Last year the World Watch Institute came up with a list of 10 ways to go green and save green, ideas for saving money while making eco-friendly lifestyle changes. Here are a few from the World Watch list, and a few of my additions.
1.      Think before you buy. Do you really need it? Will you use it? Can you borrow or rent it instead of buy it? (A Patagonia ad last fall featured one of its jackets with the headline "Don't Buy This Jacket" and asked customers not to buy what they don’t need and to think twice before buying anything.)
2.      Eating less meat is one of the best things that you can do for the environment. Going meatless, even one day a week is (environmentally speaking) like taking your car off the road for a few months. Buy better quality, locally-raised meat and eat less of it. On average we eat twice the protein that we actually need and skimp on vegetables.  Try for a meatless meal at least once a week. You and the environment will be healthier for it. The bonus: plant-based protein (like beans and lentils) is cheap. 
3.      Buy in bulk when it makes sense for your family.  Bulk means less packaging and lower per unit cost.

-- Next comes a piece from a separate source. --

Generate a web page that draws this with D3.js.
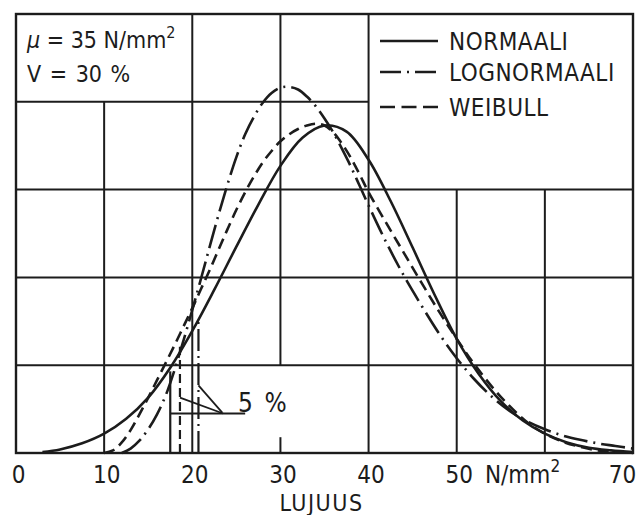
<!DOCTYPE html>
<html>
<head>
<meta charset="utf-8">
<script src="https://cdn.jsdelivr.net/npm/d3@7"></script>
<style>
  html, body { margin: 0; padding: 0; background: #ffffff; }
  svg { display: block; }
  text { font-family: "DejaVu Sans Condensed", "Liberation Sans", sans-serif; fill: #1c1c1c; }
</style>
</head>
<body>
<svg id="chart" width="643" height="515"></svg>
<script>
// ---------- data ----------
// strength values (N/mm²) and probability density (1/(N/mm²))
const normalX = [3, 5, 7.5, 10, 12.5, 15, 17.5, 20, 22.5, 25, 27.5, 30, 32.5, 35, 37.5, 40, 42.5, 45, 47.5, 50, 52.5, 55, 57.5, 60, 62.5, 65, 67.5, 70];
const normalY = [0.0001, 0.0004, 0.0011, 0.0022, 0.0039, 0.0063, 0.0097, 0.0139, 0.0186, 0.0235, 0.0283, 0.0327, 0.0359, 0.0373, 0.0366, 0.0334, 0.0287, 0.0234, 0.0180, 0.0130, 0.0090, 0.0059, 0.0037, 0.0022, 0.0012, 0.0006, 0.0003, 0.0001];

const lognormX = [12, 13, 14, 15, 16, 17, 18, 19, 20, 21, 22, 23, 24, 25, 26, 27, 28, 29, 30, 31, 32, 33, 34, 35, 36, 37, 38, 39, 40, 42, 44, 46, 48, 50, 52, 54, 56, 58, 60, 62, 64, 66, 68, 70];
const lognormY = [0.0000, 0.0005, 0.0014, 0.0027, 0.0044, 0.0066, 0.0095, 0.0128, 0.0163, 0.0199, 0.0236, 0.0272, 0.0306, 0.0337, 0.0363, 0.0383, 0.0399, 0.0410, 0.0416, 0.0417, 0.0414, 0.0406, 0.0395, 0.0381, 0.0365, 0.0346, 0.0326, 0.0304, 0.0282, 0.0240, 0.0202, 0.0168, 0.0136, 0.0108, 0.0084, 0.0064, 0.0048, 0.0036, 0.0027, 0.0020, 0.0015, 0.0011, 0.0008, 0.0005];

const weibullX = [10, 11, 12, 13, 14, 15, 16, 17, 18, 19, 20, 21, 22, 23, 24, 25, 26, 27, 28, 29, 30, 31, 32, 33, 34, 35, 36, 37, 38, 39, 40, 42, 44, 46, 48, 50, 52, 55, 58, 60, 62, 64, 66, 68, 70];
const weibullY = [0.0000, 0.0003, 0.0012, 0.0026, 0.0044, 0.0063, 0.0083, 0.0103, 0.0123, 0.0144, 0.0165, 0.0187, 0.0209, 0.0232, 0.0255, 0.0277, 0.0297, 0.0315, 0.0331, 0.0344, 0.0355, 0.0363, 0.0369, 0.0373, 0.0375, 0.0373, 0.0365, 0.0352, 0.0336, 0.0317, 0.0297, 0.0262, 0.0228, 0.0194, 0.0161, 0.0130, 0.0101, 0.0064, 0.0035, 0.0022, 0.0013, 0.0007, 0.0003, 0.0001, 0.0000];

// 5 % fractiles: value and height of the marker line
const fractileNames = ["NORMAALI", "WEIBULL", "LOGNORMAALI"];
const fractileX = [17.5, 18.6, 20.7];
const fractileTop = [0.0093, 0.0121, 0.0155];

// axis tick labels
const xTicks = [0, 10, 20, 30, 40, 50, 70];
const legendNames = ["NORMAALI", "LOGNORMAALI", "WEIBULL"];

// ---------- layout ----------
const W = 643, H = 515;
const mLeft = 16, mRight = 633, mTop = 14, mBottom = 453;
const ink = "#1c1c1c";

const svg = d3.select("#chart");
svg.append("rect").attr("width", W).attr("height", H).attr("fill", "#ffffff");

const x = d3.scaleLinear().domain([0, 70]).range([mLeft, mRight]);
const y = d3.scaleLinear().domain([0, 0.05]).range([mBottom, mTop]);

const grid = svg.append("g").attr("stroke", ink).attr("stroke-width", 2).attr("fill", "none");
// horizontal grid lines
[0.01, 0.02, 0.03].forEach(v => {
  grid.append("line").attr("x1", x(0)).attr("x2", x(70)).attr("y1", y(v)).attr("y2", y(v));
});
grid.append("line").attr("x1", x(0)).attr("x2", x(40)).attr("y1", y(0.04)).attr("y2", y(0.04));
// vertical grid lines
grid.append("line").attr("x1", x(10)).attr("x2", x(10)).attr("y1", y(0)).attr("y2", y(0.04));
grid.append("line").attr("x1", x(20)).attr("x2", x(20)).attr("y1", y(0)).attr("y2", y(0.05));
grid.append("line").attr("x1", x(30)).attr("x2", x(30)).attr("y1", y(0.01)).attr("y2", y(0.05));
grid.append("line").attr("x1", x(30)).attr("x2", x(30)).attr("y1", y(0)).attr("y2", y(0.0018));
grid.append("line").attr("x1", x(40)).attr("x2", x(40)).attr("y1", y(0)).attr("y2", y(0.05));
[50, 60].forEach(v => {
  grid.append("line").attr("x1", x(v)).attr("x2", x(v)).attr("y1", y(0)).attr("y2", y(0.03));
});
// frame
grid.append("rect").attr("x", x(0)).attr("y", y(0.05)).attr("width", x(70) - x(0)).attr("height", y(0) - y(0.05)).attr("stroke-width", 2.4);

// ---------- curves ----------
const styles = {
  NORMAALI: null,
  LOGNORMAALI: "24,6,2,6",
  WEIBULL: "11,6"
};
const line = d3.line().x(d => x(d[0])).y(d => y(d[1])).curve(d3.curveCatmullRom.alpha(0.5));
const series = [
  { name: "NORMAALI", xs: normalX, ys: normalY },
  { name: "LOGNORMAALI", xs: lognormX, ys: lognormY },
  { name: "WEIBULL", xs: weibullX, ys: weibullY }
];
const curves = svg.append("g").attr("fill", "none").attr("stroke", ink).attr("stroke-width", 2.6).attr("stroke-linecap", "butt");
series.forEach(s => {
  curves.append("path")
    .attr("d", line(s.xs.map((v, i) => [v, s.ys[i]])))
    .attr("stroke-dasharray", styles[s.name]);
});

// ---------- 5 % fractile markers ----------
const marks = svg.append("g").attr("fill", "none").attr("stroke", ink).attr("stroke-width", 2.2);
fractileNames.forEach((n, i) => {
  marks.append("line")
    .attr("x1", x(fractileX[i])).attr("x2", x(fractileX[i]))
    .attr("y1", y(0)).attr("y2", y(fractileTop[i]))
    .attr("stroke-dasharray", n === "WEIBULL" ? "9,5" : (n === "LOGNORMAALI" ? "22,5,2,5" : null));
});
// leader lines to the "5 %" label
marks.append("line").attr("x1", x(fractileX[0])).attr("x2", x(26.0)).attr("y1", y(0.0045)).attr("y2", y(0.0045));
marks.append("line").attr("x1", x(fractileX[1])).attr("x2", x(23.5)).attr("y1", y(0.0063)).attr("y2", y(0.0045)).attr("stroke-width", 1.8);
marks.append("line").attr("x1", x(fractileX[2])).attr("x2", x(23.4)).attr("y1", y(0.0077)).attr("y2", y(0.0046)).attr("stroke-width", 1.8);
svg.append("text").attr("x", x(25.2)).attr("y", y(0.0047)).attr("font-size", 26).attr("word-spacing", 4).text("5 %");

// ---------- x axis ----------
const axis = d3.axisBottom(x).tickValues(xTicks).tickSize(0).tickPadding(0).tickFormat(d3.format("d"));
const ax = svg.append("g").attr("transform", `translate(0, ${mBottom})`).call(axis);
ax.select(".domain").remove();
ax.selectAll("text")
  .attr("font-size", 24)
  .attr("fill", ink)
  .attr("dy", null)
  .attr("y", 30)
  .attr("dx", d => d === 70 ? -11 : 2)
  .style("font-family", "\"DejaVu Sans Condensed\", sans-serif");
const unit = svg.append("text").attr("x", x(53.2)).attr("y", mBottom + 30).attr("font-size", 24);
unit.append("tspan").text("N/mm");
unit.append("tspan").attr("font-size", 17).attr("dy", -11).text("2");
svg.append("text").attr("x", (mLeft + mRight) / 2 - 3).attr("y", 511).attr("text-anchor", "middle").attr("font-size", 23).attr("letter-spacing", 1.5).text("LUJUUS");

// ---------- parameter box ----------
const p1 = svg.append("text").attr("x", 27).attr("y", 48).attr("font-size", 23);
p1.append("tspan").attr("font-style", "italic").text("μ");
p1.append("tspan").text(" = 35 N/mm");
p1.append("tspan").attr("font-size", 16).attr("dy", -10).text("2");
svg.append("text").attr("x", 27).attr("y", 82).attr("font-size", 23).attr("word-spacing", 2).text("V = 30 %");

// ---------- legend ----------
const legend = svg.append("g");
const legendY = [41, 72, 107];
legendNames.forEach((n, i) => {
  legend.append("line")
    .attr("x1", 380).attr("x2", 438).attr("y1", legendY[i]).attr("y2", legendY[i])
    .attr("stroke", ink).attr("stroke-width", 2.6)
    .attr("stroke-dasharray", n === "LOGNORMAALI" ? "21,6,2,6" : (n === "WEIBULL" ? "15,6.5" : null));
  legend.append("text").attr("x", 449).attr("y", legendY[i] + 9).attr("font-size", 24).attr("letter-spacing", 0.5).text(n);
});
</script>
</body>
</html>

4.      Use natural cleaners like baking soda and vinegar instead of buying conventional cleaning supplies. Natural products are cheap, and easy on the environment.
5.      Reduce your energy consumption. Turn your thermostat down a degree or two, switch to compact fluorescent bulbs (CFLs) as your old incandescent bulbs burn out, unplug appliances when they’re not in use to avoid power sipping. Wash clothes in cold water and use a drying rack or clothesline when possible instead of the dryer.
6.      If you pay for water use, taking steps to use less can save you money too. Take shorter showers, use a low-flow showerhead (saves on energy use), use a dishwasher instead of the sink washing and only run the dishwasher when it’s full. If you are sink washing, only fill the sink half way. Install a faucet aerator on each faucet.
7.      Avoid bottled water and other packaged drinks and drink more tap water. Buy a good quality travel mug or stainless steel water bottle so you can bring your water with you.
Resolutions or not, making a few eco-friendly lifestyle tweaks can be a simple way to leave money in your pocket.